The registration of the KM was line perfect with the 0.25pt crop marks being crisp and despite me being mean and laying them down in all CMYK plates they were in perfect register. The Xerox increased the line weight to double and there was irregular fit problems on all 8 crop marks over the SRA3 page. Fit problems manifested themselves on the Xerox with the Magenta and Cyan being a full dot out on a 100C100M solid. The build quality may have a huge amount to do with this register issue, as the KM C6501 has a steel carcass and the units are really held together solidly.
The Xerox had stray toner toner around the cartridge loading bay this is accentuated by the machine being light coloured and 'plasticy'. The C6501 was able to handle the board easily... both machines handled 300gsm coated and uncoated without a blink! The C6501 also handled 330gsm/450mµ without any problem... sorry if any of the Konica Minolta guys read this... I was lying! The C6501 had almost twice the 40,000 clicks the Xerox had so their excuses about requiring servicing were falling on deaf ears ...and when I take time to go to a Xerox showroom I don't expect a machine to need a service!
Also Xerox, after my 2 hour drive and 3 hour demo with a cheque book in my pocket demo a coffee would have been nice!! <<< listen and learn! Haha! The Xerox dealer kept calling the machines 'copiers' which was really aggravating everyone else as they were calling them 'digital presses', this may be the problem... Xerox are copier people through and through. Although with the iGen in their stable I find this sad.
The toner of the KM6501 is less shiney and more like lithos inks whilst the Xerox 700 is shiny. Maybe some people like this gloss, but I want to make the product as indistinguishable as possible from my litho produced goods.

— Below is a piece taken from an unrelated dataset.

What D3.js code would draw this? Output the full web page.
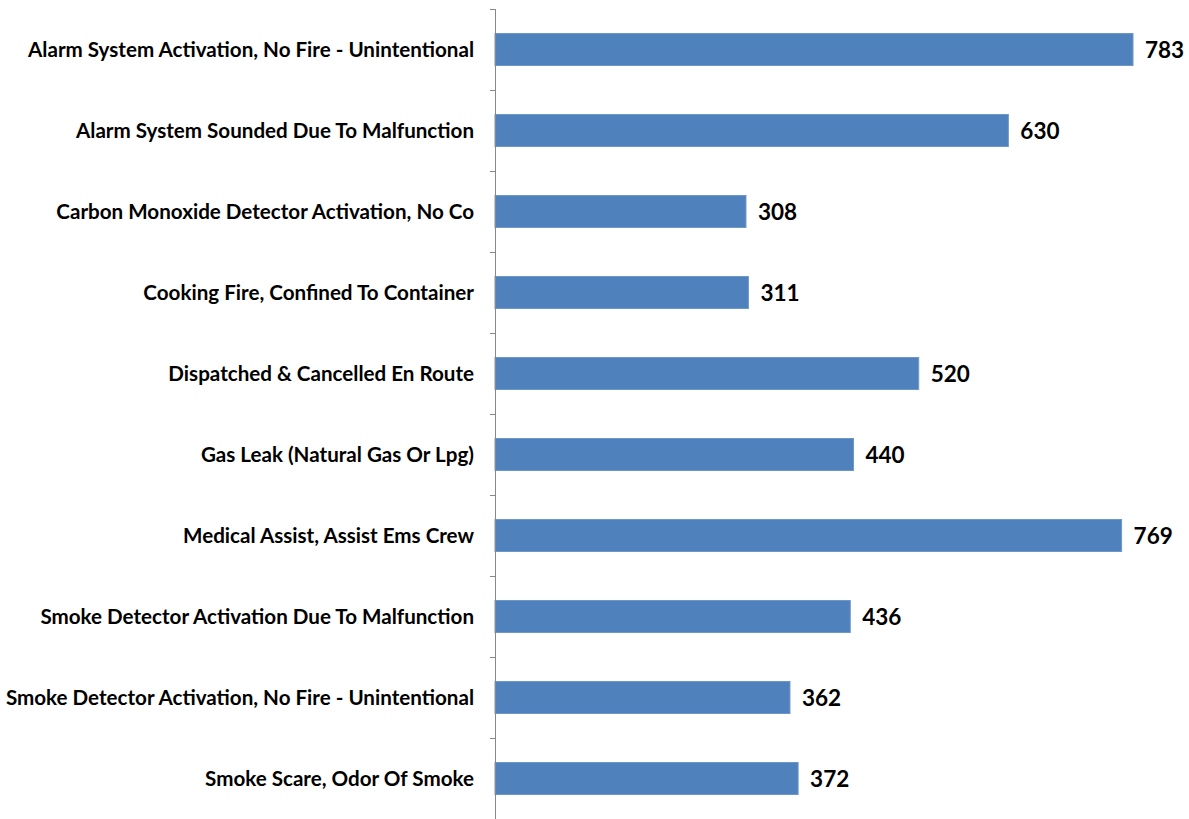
<!DOCTYPE html>
<html><head><meta charset="utf-8">
<script src="https://cdn.jsdelivr.net/npm/d3@7"></script>
<style>body{margin:0;background:#fff;} svg{display:block;}</style>
</head><body>
<svg id="chart" width="1189" height="819"></svg>
<script>
const categories = [
  "Alarm System Activation, No Fire - Unintentional",
  "Alarm System Sounded Due To Malfunction",
  "Carbon Monoxide Detector Activation, No Co",
  "Cooking Fire, Confined To Container",
  "Dispatched & Cancelled En Route",
  "Gas Leak (Natural Gas Or Lpg)",
  "Medical Assist, Assist Ems Crew",
  "Smoke Detector Activation Due To Malfunction",
  "Smoke Detector Activation, No Fire - Unintentional",
  "Smoke Scare, Odor Of Smoke"
];
const values = [783, 630, 308, 311, 520, 440, 769, 436, 362, 372];

const svg = d3.select("#chart");
const x0 = 495, yTop = 9, yBottom = 819;
const x = d3.scaleLinear().domain([0, 783]).range([x0, 1133]);
const y = d3.scaleBand().domain(categories).range([yTop, yBottom]).paddingInner(0.605).paddingOuter(0.3025);
const yTicks = d3.scaleBand().domain(categories).range([yTop, yBottom]);

// bars
svg.selectAll("rect.bar").data(values).join("rect")
  .attr("class","bar")
  .attr("x", x(0))
  .attr("y", (d,i)=>y(categories[i]))
  .attr("width", d=>x(d)-x(0))
  .attr("height", y.bandwidth())
  .attr("fill", "#4F81BD")
  .attr("stroke", "#6f96c8").attr("stroke-width", 1);

// axis line and ticks
const g = svg.append("g");
g.append("line").attr("x1", x0+0.5).attr("x2", x0+0.5).attr("y1", yTop).attr("y2", yBottom).attr("stroke", "#888");
const tickPos = categories.map(c=>yTicks(c)).concat([yBottom]);
g.selectAll("line.tick").data(tickPos).join("line").attr("class","tick")
  .attr("x1", x0-5).attr("x2", x0).attr("y1", d=>Math.round(d)+0.5).attr("y2", d=>Math.round(d)+0.5)
  .attr("stroke", "#888");

// category labels
svg.selectAll("text.cat").data(categories).join("text").attr("class","cat")
  .attr("x", 474)
  .attr("y", d=>y(d)+y.bandwidth()/2)
  .attr("dy", "0.35em")
  .attr("text-anchor","end")
  .attr("font-family","Lato, 'Open Sans', sans-serif")
  .attr("font-weight","bold")
  .attr("font-size", 20.6)
  .attr("fill","#000")
  .text(d=>d);

// value labels
svg.selectAll("text.val").data(values).join("text").attr("class","val")
  .attr("x", d=>x(d)+12)
  .attr("y", (d,i)=>y(categories[i])+y.bandwidth()/2)
  .attr("dy", "0.38em")
  .attr("font-family","Lato, 'Open Sans', sans-serif")
  .attr("font-weight","bold")
  .attr("font-size", 22.5)
  .attr("fill","#000")
  .text(d=>d);
</script>
</body></html>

A demo of the highly acclaimed Xerox 5000 curled my board like a Smarty tube by applying unacceptably high temperatures to the fuser. Worse still the toner is ridiculously shiny with the black almost looking like a virko coating, this of course would disappear under a varnish or laminate. The worse thing about the 5000 is the colour gamut is not as wide as other machines of it's type and the yellow/scarlet grad came out dull and lifeless. This was not down to any rip issues or stray cyan dots but the raw colours of the toner. The magenta toner is more 'bluish' than the bright 'rhodaminish' tones of it's competitors, although you may get better browns!
All in all... I'm going to spend my money on the Konica Minolta C6501. It's marginally more expensive and the click charge is a tiny bit higher but I am focussed on quality and my customers deserve the best and I'll absorb the click charge.
Anyone know anything about UV varnishing and foiling with this kit?